Johnson & Johnson vs Merck O2C Performance
51% shorter CCC, 4 days lower DSO, 33 days lower DPO & more!
Hello, FINsiders! 👋🏻 In this article, we’ll compare two global pharma giants Johnson & Johnson and Merck as we compare their account receivables metrics.
51% shorter CCC for J&J
4 days lower DSO for Merck
33 days lower DPO for Merck
10 days lower DIO for J&J
Despite longer payment and collection times, how does Johnson & Johnson beat Merck in cash efficiency?
Let's find out! 🔍
Johnson & Johnson's CCC beats Merck's by 51% 🥊
From 2019-23, Johnson & Johnson consistently had a lower Cash Conversion Cycle (CCC) than Merck.
In 2019, J&J's CCC was 84 days, far below Merck's 197 days, highlighting J&J's superior capital efficiency.
Over the years, J&J consistently outperformed Merck, with CCC ranging from 54 to 88 days, versus Merck's 120 to 197 days.
The largest gap occurred in 2019, with J&J's CCC 113 days lower than Merck's.
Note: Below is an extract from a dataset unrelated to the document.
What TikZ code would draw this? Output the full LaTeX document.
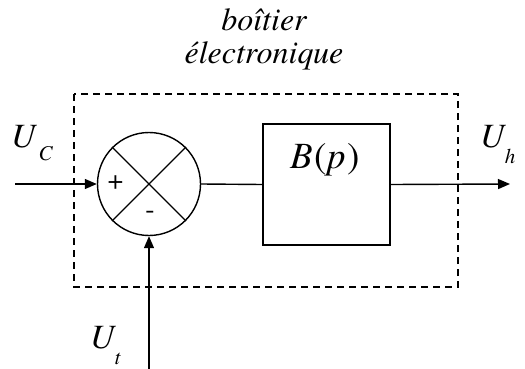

Despite narrowing in later years, J&J maintained a consistent lead.
Now, let’s delve into the Days Sales Outstanding (DSO), Days Payable Outstanding (DPO), and Days Inventory Outstanding (DIO)—to understand better what drove these CCC scores.
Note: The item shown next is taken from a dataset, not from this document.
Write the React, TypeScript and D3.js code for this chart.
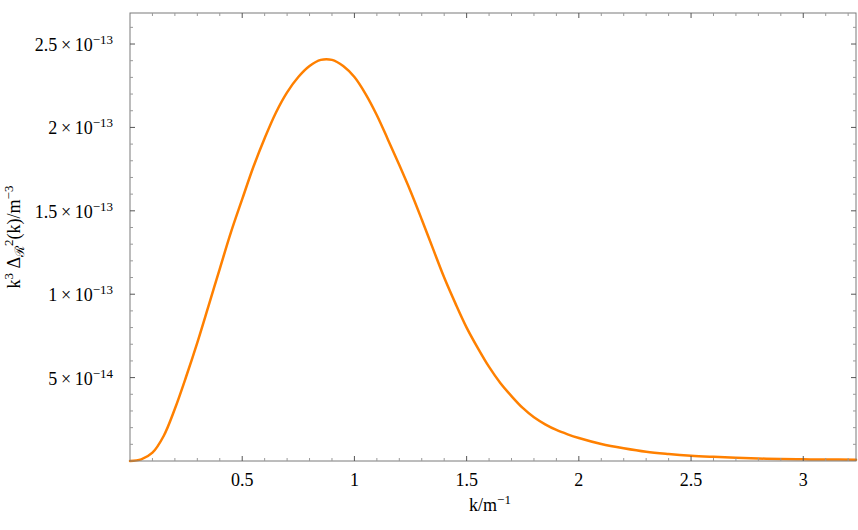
import React from "react";
import * as d3 from "d3";

// wavenumber k (1/m)
const kValues = [
  0.0, 0.05, 0.1, 0.15, 0.2, 0.25, 0.3, 0.35, 0.4, 0.45, 0.5, 0.55, 0.6, 0.65,
  0.7, 0.75, 0.8, 0.85, 0.9, 0.95, 1.0, 1.05, 1.1, 1.15, 1.2, 1.25, 1.3,
  1.35, 1.4, 1.45, 1.5, 1.55, 1.6, 1.65, 1.7, 1.75, 1.8, 1.85, 1.9, 1.95, 2.0,
  2.1, 2.2, 2.3, 2.4, 2.5, 2.6, 2.7, 2.8, 2.9, 3.0, 3.1, 3.235,
];
// k^3 Delta_R^2 (k), in units of 1e-13 m^-3
const powerValues = [
  0.0, 0.01, 0.05, 0.15, 0.313, 0.505, 0.71, 0.93, 1.152, 1.372, 1.57, 1.764,
  1.935, 2.088, 2.21, 2.302, 2.368, 2.405, 2.405, 2.368, 2.302, 2.2, 2.073,
  1.925, 1.774, 1.617, 1.448, 1.273, 1.1, 0.945, 0.8, 0.677, 0.564, 0.468,
  0.389, 0.318, 0.262, 0.22, 0.186, 0.16, 0.138, 0.102, 0.076, 0.055, 0.042,
  0.032, 0.025, 0.019, 0.015, 0.012, 0.01, 0.009, 0.008,
];

const xMajorTicks = [0.5, 1, 1.5, 2, 2.5, 3];
const xTickLabels = ["0.5", "1", "1.5", "2", "2.5", "3"];
const yMajorTicks = [0.5, 1, 1.5, 2, 2.5];
const yTickMantissa = ["5", "1", "1.5", "2", "2.5"];
const yTickExponent = ["−14", "−13", "−13", "−13", "−13"];

const W = 858;
const H = 530;
const left = 130;
const right = 856;
const top = 13;
const bottom = 461;

const FONT = '"Liberation Serif", "Times New Roman", "DejaVu Serif", serif';

export default function App() {
  const x = d3.scaleLinear().domain([0, 3.235]).range([left, right]);
  const y = d3.scaleLinear().domain([0, 2.686]).range([bottom, top]);

  const data = kValues.map((k, i) => [k, powerValues[i]] as [number, number]);
  const line = d3
    .line<[number, number]>()
    .x((d) => x(d[0]))
    .y((d) => y(d[1]))
    .curve(d3.curveCatmullRom.alpha(0.5));

  const notHalf = (v: number) => Math.abs(v * 2 - Math.round(v * 2)) > 1e-6;
  const xMinor = d3.range(1, 33).map((i) => i / 10).filter(notHalf);
  const yMinor = d3.range(1, 27).map((i) => i / 10).filter(notHalf);

  const frame = "#7a7a7a";
  const major = 5;
  const minor = 3;

  return (
    <svg
      width={W}
      height={H}
      style={{ position: "absolute", left: 0, top: 0, background: "#fff" }}
      fontFamily={FONT}
    >
      <rect x={0} y={0} width={W} height={H} fill="#fff" />
      <path
        d={line(data) || ""}
        fill="none"
        stroke="#ff8000"
        strokeWidth={2.5}
        strokeLinejoin="round"
        strokeLinecap="round"
      />
      <rect
        x={left}
        y={top}
        width={right - left}
        height={bottom - top}
        fill="none"
        stroke={frame}
        strokeWidth={1}
      />
      {xMajorTicks.map((t) => (
        <g key={"xM" + t} stroke="#555" strokeWidth={1}>
          <line x1={x(t)} x2={x(t)} y1={bottom} y2={bottom - major} />
          <line x1={x(t)} x2={x(t)} y1={top} y2={top + major} />
        </g>
      ))}
      {xMinor.map((t) => (
        <g key={"xm" + t} stroke="#999" strokeWidth={1}>
          <line x1={x(t)} x2={x(t)} y1={bottom} y2={bottom - minor} />
          <line x1={x(t)} x2={x(t)} y1={top} y2={top + minor} />
        </g>
      ))}
      {yMajorTicks.map((t) => (
        <g key={"yM" + t} stroke="#555" strokeWidth={1}>
          <line x1={left} x2={left + major} y1={y(t)} y2={y(t)} />
          <line x1={right} x2={right - major} y1={y(t)} y2={y(t)} />
        </g>
      ))}
      {yMinor.map((t) => (
        <g key={"ym" + t} stroke="#999" strokeWidth={1}>
          <line x1={left} x2={left + minor} y1={y(t)} y2={y(t)} />
          <line x1={right} x2={right - minor} y1={y(t)} y2={y(t)} />
        </g>
      ))}
      {xMajorTicks.map((t, i) => (
        <text key={"xl" + t} x={x(t)} y={486} textAnchor="middle" fontSize={18} fill="#000">
          {xTickLabels[i]}
        </text>
      ))}
      {yMajorTicks.map((t, i) => (
        <text key={"yl" + t} x={113} y={y(t) + 7} textAnchor="end" fontSize={18} fill="#000">
          {yTickMantissa[i] + "\u2009×\u200910"}
          <tspan dy={-7} fontSize={13}>
            {yTickExponent[i]}
          </tspan>
        </text>
      ))}
      <text x={490} y={511} textAnchor="middle" fontSize={18} fill="#000">
        k/m
        <tspan dy={-7} fontSize={13}>
          −1
        </tspan>
      </text>
      <text
        transform={`translate(20, ${(top + bottom) / 2}) rotate(-90)`}
        textAnchor="middle"
        fontSize={18}
        fill="#000"
      >
        k
        <tspan dy={-7} fontSize={13}>3</tspan>
        <tspan dy={7}> Δ</tspan>
        <tspan dy={4} fontSize={13}>ℛ</tspan>
        <tspan dy={-11} fontSize={13}>2</tspan>
        <tspan dy={7}>(k)/m</tspan>
        <tspan dy={-7} fontSize={13}>−3</tspan>
      </text>
    </svg>
  );
}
Merck's DSO is 4 days lower 📉
Comparing the Days Sales Outstanding (DSO) for Johnson & Johnson (J&J) and Merck over the last five years, we observe interesting trends.
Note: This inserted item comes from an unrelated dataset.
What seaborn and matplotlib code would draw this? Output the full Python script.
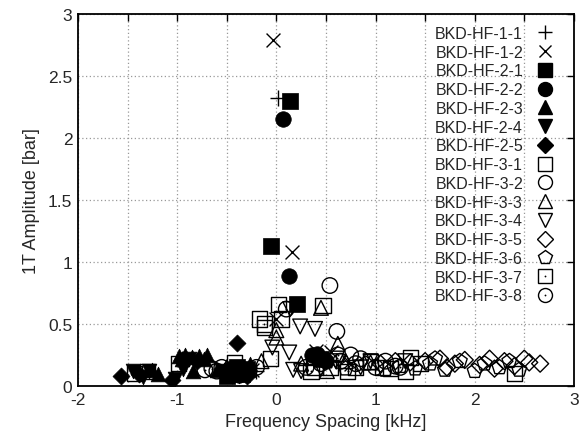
import matplotlib
matplotlib.use("Agg")
import matplotlib.pyplot as plt
from matplotlib.lines import Line2D
from matplotlib.legend_handler import HandlerTuple
from matplotlib.ticker import MultipleLocator
import seaborn as sns
import pandas as pd

# ---------------- data ----------------
series_names = ["BKD-HF-1-1", "BKD-HF-1-2", "BKD-HF-2-1", "BKD-HF-2-2", "BKD-HF-2-3",
                "BKD-HF-2-4", "BKD-HF-2-5", "BKD-HF-3-1", "BKD-HF-3-2", "BKD-HF-3-3",
                "BKD-HF-3-4", "BKD-HF-3-5", "BKD-HF-3-6", "BKD-HF-3-7", "BKD-HF-3-8"]

hf11_x = [0.02, -0.35, -0.20, 0.30, 0.60]
hf11_y = [2.32, 0.14, 0.12, 0.17, 0.20]
hf12_x = [-0.03, 0.16, 0.00, 0.55, 0.40, -0.25, 0.75]
hf12_y = [2.79, 1.08, 0.54, 0.27, 0.28, 0.13, 0.18]
hf21_x = [0.14, -0.05, 0.21, -0.45, -0.35, -0.30, -0.50, 0.45, -0.40]
hf21_y = [2.30, 1.13, 0.66, 0.12, 0.10, 0.14, 0.08, 0.22, 0.15]
hf22_x = [0.07, 0.13, 0.41, 0.36, -0.42, -0.32, -0.48, 0.50, -0.38]
hf22_y = [2.15, 0.89, 0.26, 0.25, 0.11, 0.13, 0.14, 0.20, 0.09]
hf23_x = [-0.98, -0.92, -0.85, -0.78, -0.70, -1.19, -0.84, -0.73, -0.27, -0.60, -1.25, -0.95]
hf23_y = [0.24, 0.25, 0.23, 0.24, 0.25, 0.10, 0.12, 0.22, 0.18, 0.13, 0.13, 0.22]
hf24_x = [-1.34, -1.45, -0.94, -1.02, -0.55, -0.38, -0.88, -1.28]
hf24_y = [0.07, 0.12, 0.14, 0.06, 0.12, 0.08, 0.22, 0.12]
hf25_x = [-1.57, -1.05, -0.40, -0.95, -0.45, -1.38, -0.80, -0.30, -0.52]
hf25_y = [0.08, 0.05, 0.35, 0.21, 0.09, 0.10, 0.20, 0.08, 0.12]
hf31_x = [0.02, -0.17, 0.05, -0.12, 0.47, -1.43, -0.99, -0.42, -0.06, 0.39, 1.07, 1.35, 0.80, -1.30]
hf31_y = [0.66, 0.54, 0.54, 0.47, 0.65, 0.10, 0.18, 0.19, 0.22, 0.15, 0.15, 0.23, 0.15, 0.12]
hf32_x = [0.54, 0.61, 0.65, 0.85, 1.00, 0.30, 1.20, 0.75]
hf32_y = [0.81, 0.44, 0.20, 0.22, 0.15, 0.15, 0.16, 0.25]
hf33_x = [0.45, 0.00, 0.00, 0.62, 0.51, 0.70, -0.50, 0.95, 0.25, -0.15]
hf33_y = [0.63, 0.39, 0.45, 0.34, 0.12, 0.20, 0.15, 0.19, 0.18, 0.20]
hf34_x = [0.24, 0.39, -0.04, 0.13, 0.14, 0.17, 0.25, 0.60, 0.85, 0.95, 0.45, 1.30]
hf34_y = [0.48, 0.46, 0.31, 0.27, 0.62, 0.13, 0.12, 0.20, 0.15, 0.20, 0.14, 0.20]
hf35_x = [1.05, 1.20, 1.35, 1.50, 1.65, 1.80, 1.90, 2.05, 2.15, 2.30, 2.40, 2.50, 2.55, 2.66, 1.72, 2.20]
hf35_y = [0.18, 0.20, 0.19, 0.20, 0.22, 0.18, 0.21, 0.17, 0.22, 0.20, 0.16, 0.22, 0.19, 0.18, 0.15, 0.14]
hf36_x = [0.90, 1.10, 1.25, 1.40, 1.55, 1.70, 1.85, 2.00, 2.10, 2.25, 2.35, 2.45, 1.60, 0.70]
hf36_y = [0.18, 0.13, 0.16, 0.14, 0.18, 0.13, 0.20, 0.12, 0.18, 0.15, 0.20, 0.13, 0.22, 0.14]
hf37_x = [0.55, 0.72, 0.95, 1.15, 1.30, 1.45, 2.40, 0.35, -0.12]
hf37_y = [0.15, 0.12, 0.20, 0.14, 0.12, 0.18, 0.10, 0.12, 0.50]
hf38_x = [-0.72, -0.65, -0.60, -0.55, 0.10, 0.62, 0.80, 1.10, 0.45, 1.25, -0.20]
hf38_y = [0.13, 0.14, 0.12, 0.15, 0.62, 0.25, 0.18, 0.20, 0.18, 0.15, 0.15]

xs = [hf11_x, hf12_x, hf21_x, hf22_x, hf23_x, hf24_x, hf25_x, hf31_x,
      hf32_x, hf33_x, hf34_x, hf35_x, hf36_x, hf37_x, hf38_x]
ys = [hf11_y, hf12_y, hf21_y, hf22_y, hf23_y, hf24_y, hf25_y, hf31_y,
      hf32_y, hf33_y, hf34_y, hf35_y, hf36_y, hf37_y, hf38_y]

x_ticks = [-2, -1, 0, 1, 2, 3]
y_ticks = [0, 0.5, 1, 1.5, 2, 2.5, 3]
y_tick_labels = ["0", "0.5", "1", "1.5", "2", "2.5", "3"]

# style per series: (marker, kind)  kind: 'line', 'filled', 'open', 'dot'
styles = [("+", "line"), ("x", "line"), ("s", "filled"), ("o", "filled"), ("^", "filled"),
          ("v", "filled"), ("D", "filled"), ("s", "open"), ("o", "open"), ("^", "open"),
          ("v", "open"), ("D", "open"), ("p", "open"), ("s", "dot"), ("o", "dot")]

rows = []
for name, sx, sy in zip(series_names, xs, ys):
    for a, b in zip(sx, sy):
        rows.append({"series": name, "x": a, "y": b})
df = pd.DataFrame(rows)

# ---------------- plot ----------------
sns.set_theme(style="white")
plt.rcParams["font.family"] = ["Liberation Sans", "DejaVu Sans"]

fig = plt.figure(figsize=(5.82, 4.39), dpi=100)
ax = fig.add_axes([0.134, 0.1185, 0.852, 0.8475])

S = 125
size_adj = {"D": 0.6, "p": 1.0, "s": 0.95, "o": 1.0, "^": 0.9, "v": 0.9, "+": 1.0, "x": 0.8}
handles = []
for name, (mk, kind) in zip(series_names, styles):
    sub = df[df["series"] == name]
    s = S * size_adj[mk]
    ms = s ** 0.5 * 0.9
    if kind == "line":
        sns.scatterplot(data=sub, x="x", y="y", marker=mk, s=s, color="black",
                        linewidth=1.0, ax=ax, legend=False, zorder=3)
        h = Line2D([], [], ls="none", marker=mk, color="black", markersize=ms, mew=1.0)
    elif kind == "filled":
        sns.scatterplot(data=sub, x="x", y="y", marker=mk, s=s, color="black",
                        edgecolor="black", linewidth=0.5, ax=ax, legend=False, zorder=3)
        h = Line2D([], [], ls="none", marker=mk, color="black", markersize=ms)
    else:
        sns.scatterplot(data=sub, x="x", y="y", marker=mk, s=s, facecolor="none",
                        edgecolor="black", linewidth=1.0, ax=ax, legend=False, zorder=3)
        h = Line2D([], [], ls="none", marker=mk, mfc="none", mec="black",
                   markersize=ms, mew=1.0)
        if kind == "dot":
            sns.scatterplot(data=sub, x="x", y="y", marker="o", s=2, color="black",
                            linewidth=0, ax=ax, legend=False, zorder=3)
            d = Line2D([], [], ls="none", marker="o", color="black", markersize=1.3, mew=0)
            h = (h, d)
    handles.append(h)

ax.set_xlim(-2, 3)
ax.set_ylim(0, 3)
ax.xaxis.set_major_locator(MultipleLocator(1))
ax.xaxis.set_minor_locator(MultipleLocator(0.5))
ax.set_yticks(y_ticks)
ax.set_yticklabels(y_tick_labels)
ax.set_xticks(x_ticks)
ax.set_xticklabels([str(t) for t in x_ticks])

ax.grid(True, which="both", axis="x", color="#999999", linestyle=(0, (1, 2)), linewidth=0.9)
ax.grid(True, which="major", axis="y", color="#999999", linestyle=(0, (1, 2)), linewidth=0.9)
ax.set_axisbelow(True)

ax.tick_params(which="both", direction="in", top=True, right=True, length=5, width=1.0,
               color="black", labelsize=12.5, pad=4)
for sp in ax.spines.values():
    sp.set_color("black")
    sp.set_linewidth(1.3)

ax.set_xlabel("Frequency Spacing [kHz]", fontsize=13, labelpad=5)
ax.set_ylabel("1T Amplitude [bar]", fontsize=13, labelpad=6)

ax.legend(handles, series_names, loc="upper right", frameon=False, markerfirst=False,
          fontsize=11.5, handlelength=1.2, handletextpad=0.8, labelspacing=0.235,
          borderaxespad=0.0, bbox_to_anchor=(0.975, 0.985),
          handler_map={tuple: HandlerTuple(ndivide=1)})

fig.savefig("out.png", dpi=100)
J&J has shown a fluctuation in DSO, ranging from 62 days in 2020 to 67 days in 2022, with an average of 64 days.
In 2020, J&J's DSO was 62 days, influenced by its COVID-19 vaccine development, showcasing external factors' impact on financial metrics.
Merck's DSO ranged from 57 in 2023 to 65 days in 2019, averaging 60 days, indicating a consistent improvement in its collection efficiency.
Johnson & Johnson's DPO is 33 days higher 💰
Johnson & Johnson’s average Days Payables Outstanding (DPO) was 134 days, ranging from 116 days in 2019 to 160 days in 2023. In contrast, Merck’s DPO averaged 105 days, between 93 in 2019 and 120 days in 2023.
This shows that Johnson & Johnson pays suppliers about a month (29 days on average) later than Merck.
💡 Why is Merck’s DPO lower than Johnson & Johnson’s? Learn here.
Johnson & Johnson's DIO is 10 days lower 📉
Comparing the Days Inventory Outstanding (DIO) for J&J and Merck over the last five years reveals interesting trends and insights:
J&J’s DIO averaged 138 days, ranging from 117 in 2019 to 154 days in 2021 while Merck’s DIO averaged 148 days, fluctuating between 124 in 2022 and 173 days in 2019.
Despite variations in individual years, J&J consistently maintained a lower DIO compared to Merck, with an average difference of 10 days.
This indicates that J&J managed its inventory more efficiently, holding inventory for a shorter duration compared to Merck.
💡 Why is Johnson & Johnson’s DIO lower than Merck’s? Learn here.
J&J Out-Cashed Merck in the Pharma Race 🏁
While both Johnson & Johnson and Merck have improved cash performance metrics, J&J consistently maintains a leaner financial approach with a lower average Cash Conversion Cycle.
With efficient cash flow and working capital management vital for innovation funding, J&J leads in financial agility.
Both companies must stay finely tuned to maintain their positions in the cash performance race.